This month’s “frugal challenge” is ½ challenge and ½ pro tip. I’m going to show you a simple way to make $300 this month, and it’s a strategy that you can use to supplement your credit card rewards moving forward. Note: the offer discussed below only applies to 15 states* but you can use this concept with banks in your area, because they almost certainly offer similar deals.
Background: I’ve been using travel rewards for a while now, as have many of our readers. But I can’t believe that, until recently, I was not aware of bank account bonuses and just how lucrative they can be. This post explains what a bank bonus is, some pros and cons vs. credit card rewards, and a link (NOT an affiliate link) to get you started.
What’s a Bank Account Bonus?
It’s simple…a bank account bonus or “checking” bonus is much like the credit card bonuses we write about so frequently. Except rather than there being a minimum spend requirement, there is often a minimum deposit requirement, and maybe a few other small requirements, such as making direct deposits or purchases with a debit card.
For over six years, my wife and I only had one checking account. I never gave much thought to needing any more, but it actually makes sense. Putting some money into an additional savings or checking account can be a good way to store your emergency fund outside of your day-to-day account. So we basically put our emergency savings in a secondary checking account where we can just forget about it (it’s also a very nice surprise to remember it’s there, ha!).
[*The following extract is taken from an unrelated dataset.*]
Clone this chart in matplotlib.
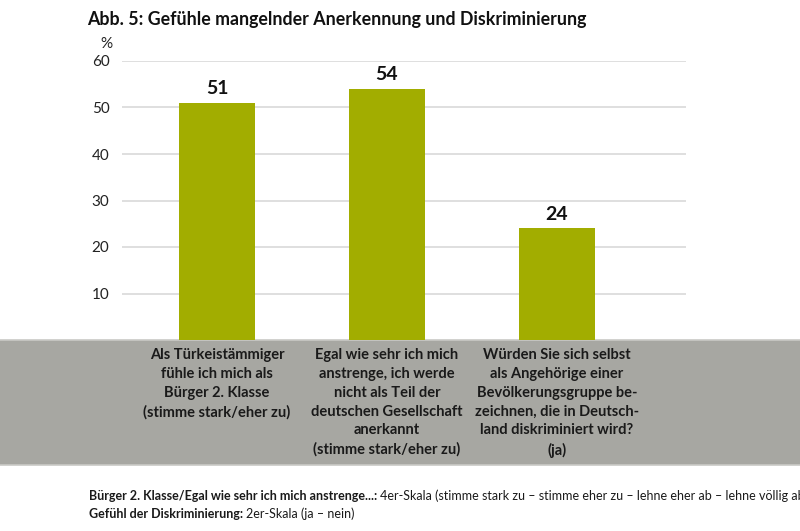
import matplotlib
matplotlib.use("Agg")
import matplotlib.pyplot as plt
from matplotlib.patches import Rectangle
from matplotlib.lines import Line2D

plt.rcParams["font.family"] = ["Lato", "DejaVu Sans"]

TITLE = "Abb. 5: Gefühle mangelnder Anerkennung und Diskriminierung"
categories = [
    "Als Türkeistämmiger\nfühle ich mich als\nBürger 2. Klasse\n(stimme stark/eher zu)",
    "Egal wie sehr ich mich\nanstrenge, ich werde\nnicht als Teil der\ndeutschen Gesellschaft\nanerkannt\n(stimme stark/eher zu)",
    "Würden Sie sich selbst\nals Angehörige einer\nBevölkerungsgruppe be-\nzeichnen, die in Deutsch-\nland diskriminiert wird?\n(ja)",
]
values = [51, 54, 24]
yticks = [10, 20, 30, 40, 50, 60]
footer = [
    ("Bürger 2. Klasse/Egal wie sehr ich mich anstrenge...: ",
     "4er-Skala (stimme stark zu – stimme eher zu – lehne eher ab – lehne völlig ab)"),
    ("Gefühl der Diskriminierung: ", "2er-Skala (ja – nein)"),
]

GREEN = "#a2ad00"
BAND = "#a7a7a2"
GRID = "#d9d9d9"

W, H = 800, 531
fig = plt.figure(figsize=(W / 100, H / 100), dpi=100)


def fx(px):
    return px / W


def fy(py):
    return 1 - py / H


# grey label band behind the category texts
fig.patches.append(Rectangle((0, fy(465)), 1, fy(340) - fy(465), transform=fig.transFigure,
                             facecolor=BAND, edgecolor="none", zorder=0))
for yb in (340, 465):
    fig.lines.append(Line2D([0, 1], [fy(yb), fy(yb)], transform=fig.transFigure,
                            color="#c9c9c6", lw=1.2, zorder=0.5))

ax = fig.add_axes([fx(122), fy(340), fx(564), 279 / H])
ax.set_zorder(2)
ax.set_facecolor("none")
x = list(range(len(values)))
ax.bar(x, values, width=0.447, color=GREEN, zorder=3)
ax.set_xlim(-0.559, 2.759)
ax.set_ylim(0, 60)
for t in yticks:
    ax.axhline(t, color=GRID, lw=1.2, zorder=1)
ax.set_yticks(yticks)
ax.set_yticklabels([str(t) for t in yticks], fontsize=11, color="#222222")
ax.tick_params(axis="y", length=0, pad=9)
ax.set_xticks([])
for s in ax.spines.values():
    s.set_visible(False)

for xi, v in zip(x, values):
    ax.annotate(str(v), (xi, v), xytext=(0, 4), textcoords="offset points",
                ha="center", va="bottom", fontsize=14, fontweight="bold", color="#111111")

for xi, lab in zip(x, categories):
    ax.annotate(lab, (xi, 0), xytext=(0, -6), textcoords="offset points",
                ha="center", va="top", fontsize=10.5, fontweight="bold", color="#1a1a1a",
                linespacing=1.43, annotation_clip=False)

fig.text(fx(106), fy(44), "%", fontsize=11, ha="center", va="center", color="#222222")
fig.text(fx(87), fy(20), TITLE, fontsize=12.8, fontweight="bold", ha="left", va="center",
         color="#111111")

renderer = fig.canvas.get_renderer()
for i, (bold, rest) in enumerate(footer):
    yy = fy(496 + i * 18)
    t1 = fig.text(fx(89), yy, bold, fontsize=9, fontweight="bold", ha="left", va="center",
                  color="#1a1a1a")
    bb = t1.get_window_extent(renderer)
    fig.text(bb.x1 / W, yy, rest, fontsize=9, ha="left", va="center", color="#1a1a1a")

fig.savefig("out.png", dpi=100)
Pros and Cons vs. Credit Card Rewards
Also, just like with credit card rewards, this is a great way to make your money work for you just a little bit more. With CC rewards the idea is: if you have to spend money, why not make more money back on what you spend? Here, the idea is: if you have a pile of money sitting in a bank account, why not earn more money from it?
Here are the main pros and cons of checking account bonuses, in my opinion.
- Little to no real “spending” required
- Fees are easy to avoid (unlike credit cards with automatic annual fees)
- Easy to get approved
- Bonuses can be quite lucrative
- Some bonuses allow Paypal and other similar methods to count toward the direct deposit requirement
- Can scale the strategy up if you want more accounts/bonuses
- Can be used to store an emergency fund
- Accounts are easy to close if you change your mind
- For many accounts you have to maintain a certain balance to avoid fees
- Many bonuses require multiple direct deposits, which you often need to coordinate with your payroll
- The bonuses are taxable (unlike credit card rewards, in general); and banks may not issue a tax form, so you need to be proactive in reporting
- If money gets tight, you might not like having it spread out in multiple accounts
- Requires organization to keep track of bonuses, balance requirements, etc. (though this is also true for CC rewards)
- Bonuses are lucrative given little/no spending is required, but they aren’t as big as most CC bonuses
Overall, I think if you’re the type of person that likes credit card rewards and has the organizational skills to keep up with them, then you would also like bank bonuses.
A $300 Offer
Here’s a great offer to get you started.
PNC currently has a $300 bonus offer when you meet the following:
- Open the Virtual Wallet with Performance Select Account
- Make $5,000 of qualifying direct deposits within 60 days
- Make 10 or more purchases (for any amount) with your PNC debit card
If you keep more than $5,000 in the account at all times, there is no monthly service fee. It’s really that straightforward, and if you meet those requirements, you will earn the $300 bonus. But this deal can be even sweeter.
Your mileage may vary, but there have been many reports that you can fund $2,000 of the initial deposit with a credit card. The only thing you’ll want to do first is lower your cash advance limit on your credit card, just in case the transaction gets coded that way. But reports indicate that for many major credit cards, it codes as a purchase, which means you can use the $2,000 toward a minimum credit card spend. When I opened this account, I partially funded it with my Chase Sapphire Reserve, and that counted as a purchase.
Also, it looks like Paypal counts as direct deposit for this bonus. That was the case for me, and there are other data point confirming this. Lots of sole proprietors out there make money via Paypal, so to me it makes sense that for some people Paypal really is the equivalent of direct deposit.
Again, here is the link to the offer.
But I want to emphasize that the credit card funding and Paypal perks are not guarantees. So do your own research and move forward as you are comfortable.
Even without those perks, $300 in cold hard cash for just storing your money is a pretty sweet deal. Good luck!
*The deal appears to be available in: AL, DC, DE, FL, GA, IL, IN, KY, MD, MI, MO, NC, NJ, NY, OH, PA, SC, VA, WI, and WV.